Information shown »
# # #
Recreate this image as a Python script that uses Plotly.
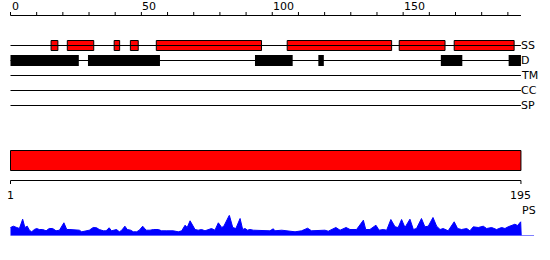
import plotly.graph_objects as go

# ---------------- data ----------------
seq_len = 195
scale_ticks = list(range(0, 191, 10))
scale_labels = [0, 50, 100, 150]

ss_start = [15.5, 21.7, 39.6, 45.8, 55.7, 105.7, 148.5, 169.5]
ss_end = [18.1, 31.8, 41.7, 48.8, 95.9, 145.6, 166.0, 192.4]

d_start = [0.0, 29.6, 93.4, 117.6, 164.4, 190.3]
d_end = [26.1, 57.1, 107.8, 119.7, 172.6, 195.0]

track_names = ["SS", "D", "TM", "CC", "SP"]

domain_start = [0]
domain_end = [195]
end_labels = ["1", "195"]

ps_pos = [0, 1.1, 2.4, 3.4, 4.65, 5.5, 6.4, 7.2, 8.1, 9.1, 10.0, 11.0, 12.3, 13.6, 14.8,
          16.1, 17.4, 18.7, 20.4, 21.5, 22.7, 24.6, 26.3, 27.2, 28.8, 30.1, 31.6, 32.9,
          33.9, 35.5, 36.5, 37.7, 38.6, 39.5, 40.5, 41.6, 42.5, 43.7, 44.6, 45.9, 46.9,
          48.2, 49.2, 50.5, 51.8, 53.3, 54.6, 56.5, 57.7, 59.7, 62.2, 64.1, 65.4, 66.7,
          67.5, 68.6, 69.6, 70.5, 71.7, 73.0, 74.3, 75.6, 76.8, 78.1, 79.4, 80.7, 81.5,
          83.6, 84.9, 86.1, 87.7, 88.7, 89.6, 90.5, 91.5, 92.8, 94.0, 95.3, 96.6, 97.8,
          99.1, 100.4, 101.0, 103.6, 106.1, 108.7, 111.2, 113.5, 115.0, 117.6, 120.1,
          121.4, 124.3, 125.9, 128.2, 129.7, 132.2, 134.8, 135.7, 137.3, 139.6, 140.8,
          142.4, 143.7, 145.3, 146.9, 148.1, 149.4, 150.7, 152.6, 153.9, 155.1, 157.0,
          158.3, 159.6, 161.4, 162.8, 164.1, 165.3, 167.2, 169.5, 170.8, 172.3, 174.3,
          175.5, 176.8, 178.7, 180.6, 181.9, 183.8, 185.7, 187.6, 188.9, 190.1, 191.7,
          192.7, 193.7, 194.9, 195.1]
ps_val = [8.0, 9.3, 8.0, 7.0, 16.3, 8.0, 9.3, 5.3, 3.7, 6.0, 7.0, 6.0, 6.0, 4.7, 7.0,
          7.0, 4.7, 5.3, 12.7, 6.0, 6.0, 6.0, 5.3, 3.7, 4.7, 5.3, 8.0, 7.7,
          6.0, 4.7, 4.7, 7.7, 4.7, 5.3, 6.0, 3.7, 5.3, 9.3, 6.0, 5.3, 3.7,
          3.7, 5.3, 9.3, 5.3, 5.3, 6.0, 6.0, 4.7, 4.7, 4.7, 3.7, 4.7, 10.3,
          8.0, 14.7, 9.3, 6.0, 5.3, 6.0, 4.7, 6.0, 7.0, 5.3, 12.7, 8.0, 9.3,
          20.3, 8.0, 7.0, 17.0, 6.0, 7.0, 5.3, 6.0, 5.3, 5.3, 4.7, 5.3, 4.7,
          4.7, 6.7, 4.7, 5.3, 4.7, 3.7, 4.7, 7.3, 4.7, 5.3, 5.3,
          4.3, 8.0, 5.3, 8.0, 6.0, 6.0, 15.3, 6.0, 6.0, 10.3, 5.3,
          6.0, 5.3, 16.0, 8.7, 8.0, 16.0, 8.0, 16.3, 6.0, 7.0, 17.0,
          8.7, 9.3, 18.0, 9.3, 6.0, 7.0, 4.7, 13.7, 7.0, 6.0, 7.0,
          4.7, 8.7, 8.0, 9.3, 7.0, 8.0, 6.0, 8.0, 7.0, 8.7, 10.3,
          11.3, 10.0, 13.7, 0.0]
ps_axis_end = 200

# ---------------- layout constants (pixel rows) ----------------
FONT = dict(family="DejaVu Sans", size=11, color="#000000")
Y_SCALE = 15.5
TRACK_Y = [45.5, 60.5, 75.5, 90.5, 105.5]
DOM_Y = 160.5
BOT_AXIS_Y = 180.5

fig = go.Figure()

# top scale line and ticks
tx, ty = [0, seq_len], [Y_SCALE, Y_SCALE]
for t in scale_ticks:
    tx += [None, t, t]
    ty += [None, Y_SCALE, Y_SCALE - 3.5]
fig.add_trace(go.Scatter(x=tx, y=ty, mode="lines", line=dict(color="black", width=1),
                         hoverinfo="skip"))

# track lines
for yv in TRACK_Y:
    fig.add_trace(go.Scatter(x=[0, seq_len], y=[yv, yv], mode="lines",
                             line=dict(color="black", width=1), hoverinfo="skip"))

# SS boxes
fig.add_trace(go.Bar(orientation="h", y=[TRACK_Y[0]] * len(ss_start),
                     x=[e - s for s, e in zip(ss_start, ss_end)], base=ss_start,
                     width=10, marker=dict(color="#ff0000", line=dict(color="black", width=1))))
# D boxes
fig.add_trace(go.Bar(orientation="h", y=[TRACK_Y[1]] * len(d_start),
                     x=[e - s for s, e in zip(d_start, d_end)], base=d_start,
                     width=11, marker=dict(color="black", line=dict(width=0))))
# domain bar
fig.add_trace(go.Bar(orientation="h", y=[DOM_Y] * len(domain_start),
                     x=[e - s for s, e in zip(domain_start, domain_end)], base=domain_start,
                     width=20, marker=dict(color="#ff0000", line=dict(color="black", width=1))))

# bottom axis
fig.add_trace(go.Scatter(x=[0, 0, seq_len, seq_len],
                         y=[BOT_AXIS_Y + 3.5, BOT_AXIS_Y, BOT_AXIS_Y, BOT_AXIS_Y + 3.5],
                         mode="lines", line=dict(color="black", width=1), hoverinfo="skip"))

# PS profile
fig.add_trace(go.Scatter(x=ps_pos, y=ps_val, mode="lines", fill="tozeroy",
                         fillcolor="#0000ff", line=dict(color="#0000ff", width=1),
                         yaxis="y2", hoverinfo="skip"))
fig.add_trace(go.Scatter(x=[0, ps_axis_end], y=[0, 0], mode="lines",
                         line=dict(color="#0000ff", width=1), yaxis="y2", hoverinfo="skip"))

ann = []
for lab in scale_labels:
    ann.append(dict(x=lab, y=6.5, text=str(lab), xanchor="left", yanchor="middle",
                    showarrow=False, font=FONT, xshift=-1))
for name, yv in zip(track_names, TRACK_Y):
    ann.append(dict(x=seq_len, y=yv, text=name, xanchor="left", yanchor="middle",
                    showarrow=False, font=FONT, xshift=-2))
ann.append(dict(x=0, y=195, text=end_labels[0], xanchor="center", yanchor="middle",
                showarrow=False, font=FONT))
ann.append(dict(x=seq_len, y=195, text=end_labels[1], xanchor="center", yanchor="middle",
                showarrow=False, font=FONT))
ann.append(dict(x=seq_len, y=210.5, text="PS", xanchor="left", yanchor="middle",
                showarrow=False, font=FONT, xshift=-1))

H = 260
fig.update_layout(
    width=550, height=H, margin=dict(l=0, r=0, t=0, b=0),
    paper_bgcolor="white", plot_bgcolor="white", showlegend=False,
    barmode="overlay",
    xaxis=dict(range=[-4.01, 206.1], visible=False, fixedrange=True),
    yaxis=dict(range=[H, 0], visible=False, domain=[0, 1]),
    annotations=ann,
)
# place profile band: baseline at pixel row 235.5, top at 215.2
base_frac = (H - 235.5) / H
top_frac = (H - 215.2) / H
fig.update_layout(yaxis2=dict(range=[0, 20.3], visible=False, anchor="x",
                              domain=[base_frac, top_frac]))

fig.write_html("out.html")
# # #
Output the data exactly. Pictures don't belong in the result.

The reply »
Recreate this image as a Python script that uses Plotly.
import plotly.graph_objects as go

# ---------------- data ----------------
seq_len = 195
scale_ticks = list(range(0, 191, 10))
scale_labels = [0, 50, 100, 150]

ss_start = [15.5, 21.7, 39.6, 45.8, 55.7, 105.7, 148.5, 169.5]
ss_end = [18.1, 31.8, 41.7, 48.8, 95.9, 145.6, 166.0, 192.4]

d_start = [0.0, 29.6, 93.4, 117.6, 164.4, 190.3]
d_end = [26.1, 57.1, 107.8, 119.7, 172.6, 195.0]

track_names = ["SS", "D", "TM", "CC", "SP"]

domain_start = [0]
domain_end = [195]
end_labels = ["1", "195"]

ps_pos = [0, 1.1, 2.4, 3.4, 4.65, 5.5, 6.4, 7.2, 8.1, 9.1, 10.0, 11.0, 12.3, 13.6, 14.8,
          16.1, 17.4, 18.7, 20.4, 21.5, 22.7, 24.6, 26.3, 27.2, 28.8, 30.1, 31.6, 32.9,
          33.9, 35.5, 36.5, 37.7, 38.6, 39.5, 40.5, 41.6, 42.5, 43.7, 44.6, 45.9, 46.9,
          48.2, 49.2, 50.5, 51.8, 53.3, 54.6, 56.5, 57.7, 59.7, 62.2, 64.1, 65.4, 66.7,
          67.5, 68.6, 69.6, 70.5, 71.7, 73.0, 74.3, 75.6, 76.8, 78.1, 79.4, 80.7, 81.5,
          83.6, 84.9, 86.1, 87.7, 88.7, 89.6, 90.5, 91.5, 92.8, 94.0, 95.3, 96.6, 97.8,
          99.1, 100.4, 101.0, 103.6, 106.1, 108.7, 111.2, 113.5, 115.0, 117.6, 120.1,
          121.4, 124.3, 125.9, 128.2, 129.7, 132.2, 134.8, 135.7, 137.3, 139.6, 140.8,
          142.4, 143.7, 145.3, 146.9, 148.1, 149.4, 150.7, 152.6, 153.9, 155.1, 157.0,
          158.3, 159.6, 161.4, 162.8, 164.1, 165.3, 167.2, 169.5, 170.8, 172.3, 174.3,
          175.5, 176.8, 178.7, 180.6, 181.9, 183.8, 185.7, 187.6, 188.9, 190.1, 191.7,
          192.7, 193.7, 194.9, 195.1]
ps_val = [8.0, 9.3, 8.0, 7.0, 16.3, 8.0, 9.3, 5.3, 3.7, 6.0, 7.0, 6.0, 6.0, 4.7, 7.0,
          7.0, 4.7, 5.3, 12.7, 6.0, 6.0, 6.0, 5.3, 3.7, 4.7, 5.3, 8.0, 7.7,
          6.0, 4.7, 4.7, 7.7, 4.7, 5.3, 6.0, 3.7, 5.3, 9.3, 6.0, 5.3, 3.7,
          3.7, 5.3, 9.3, 5.3, 5.3, 6.0, 6.0, 4.7, 4.7, 4.7, 3.7, 4.7, 10.3,
          8.0, 14.7, 9.3, 6.0, 5.3, 6.0, 4.7, 6.0, 7.0, 5.3, 12.7, 8.0, 9.3,
          20.3, 8.0, 7.0, 17.0, 6.0, 7.0, 5.3, 6.0, 5.3, 5.3, 4.7, 5.3, 4.7,
          4.7, 6.7, 4.7, 5.3, 4.7, 3.7, 4.7, 7.3, 4.7, 5.3, 5.3,
          4.3, 8.0, 5.3, 8.0, 6.0, 6.0, 15.3, 6.0, 6.0, 10.3, 5.3,
          6.0, 5.3, 16.0, 8.7, 8.0, 16.0, 8.0, 16.3, 6.0, 7.0, 17.0,
          8.7, 9.3, 18.0, 9.3, 6.0, 7.0, 4.7, 13.7, 7.0, 6.0, 7.0,
          4.7, 8.7, 8.0, 9.3, 7.0, 8.0, 6.0, 8.0, 7.0, 8.7, 10.3,
          11.3, 10.0, 13.7, 0.0]
ps_axis_end = 200

# ---------------- layout constants (pixel rows) ----------------
FONT = dict(family="DejaVu Sans", size=11, color="#000000")
Y_SCALE = 15.5
TRACK_Y = [45.5, 60.5, 75.5, 90.5, 105.5]
DOM_Y = 160.5
BOT_AXIS_Y = 180.5

fig = go.Figure()

# top scale line and ticks
tx, ty = [0, seq_len], [Y_SCALE, Y_SCALE]
for t in scale_ticks:
    tx += [None, t, t]
    ty += [None, Y_SCALE, Y_SCALE - 3.5]
fig.add_trace(go.Scatter(x=tx, y=ty, mode="lines", line=dict(color="black", width=1),
                         hoverinfo="skip"))

# track lines
for yv in TRACK_Y:
    fig.add_trace(go.Scatter(x=[0, seq_len], y=[yv, yv], mode="lines",
                             line=dict(color="black", width=1), hoverinfo="skip"))

# SS boxes
fig.add_trace(go.Bar(orientation="h", y=[TRACK_Y[0]] * len(ss_start),
                     x=[e - s for s, e in zip(ss_start, ss_end)], base=ss_start,
                     width=10, marker=dict(color="#ff0000", line=dict(color="black", width=1))))
# D boxes
fig.add_trace(go.Bar(orientation="h", y=[TRACK_Y[1]] * len(d_start),
                     x=[e - s for s, e in zip(d_start, d_end)], base=d_start,
                     width=11, marker=dict(color="black", line=dict(width=0))))
# domain bar
fig.add_trace(go.Bar(orientation="h", y=[DOM_Y] * len(domain_start),
                     x=[e - s for s, e in zip(domain_start, domain_end)], base=domain_start,
                     width=20, marker=dict(color="#ff0000", line=dict(color="black", width=1))))

# bottom axis
fig.add_trace(go.Scatter(x=[0, 0, seq_len, seq_len],
                         y=[BOT_AXIS_Y + 3.5, BOT_AXIS_Y, BOT_AXIS_Y, BOT_AXIS_Y + 3.5],
                         mode="lines", line=dict(color="black", width=1), hoverinfo="skip"))

# PS profile
fig.add_trace(go.Scatter(x=ps_pos, y=ps_val, mode="lines", fill="tozeroy",
                         fillcolor="#0000ff", line=dict(color="#0000ff", width=1),
                         yaxis="y2", hoverinfo="skip"))
fig.add_trace(go.Scatter(x=[0, ps_axis_end], y=[0, 0], mode="lines",
                         line=dict(color="#0000ff", width=1), yaxis="y2", hoverinfo="skip"))

ann = []
for lab in scale_labels:
    ann.append(dict(x=lab, y=6.5, text=str(lab), xanchor="left", yanchor="middle",
                    showarrow=False, font=FONT, xshift=-1))
for name, yv in zip(track_names, TRACK_Y):
    ann.append(dict(x=seq_len, y=yv, text=name, xanchor="left", yanchor="middle",
                    showarrow=False, font=FONT, xshift=-2))
ann.append(dict(x=0, y=195, text=end_labels[0], xanchor="center", yanchor="middle",
                showarrow=False, font=FONT))
ann.append(dict(x=seq_len, y=195, text=end_labels[1], xanchor="center", yanchor="middle",
                showarrow=False, font=FONT))
ann.append(dict(x=seq_len, y=210.5, text="PS", xanchor="left", yanchor="middle",
                showarrow=False, font=FONT, xshift=-1))

H = 260
fig.update_layout(
    width=550, height=H, margin=dict(l=0, r=0, t=0, b=0),
    paper_bgcolor="white", plot_bgcolor="white", showlegend=False,
    barmode="overlay",
    xaxis=dict(range=[-4.01, 206.1], visible=False, fixedrange=True),
    yaxis=dict(range=[H, 0], visible=False, domain=[0, 1]),
    annotations=ann,
)
# place profile band: baseline at pixel row 235.5, top at 215.2
base_frac = (H - 235.5) / H
top_frac = (H - 215.2) / H
fig.update_layout(yaxis2=dict(range=[0, 20.3], visible=False, anchor="x",
                              domain=[base_frac, top_frac]))

fig.write_html("out.html")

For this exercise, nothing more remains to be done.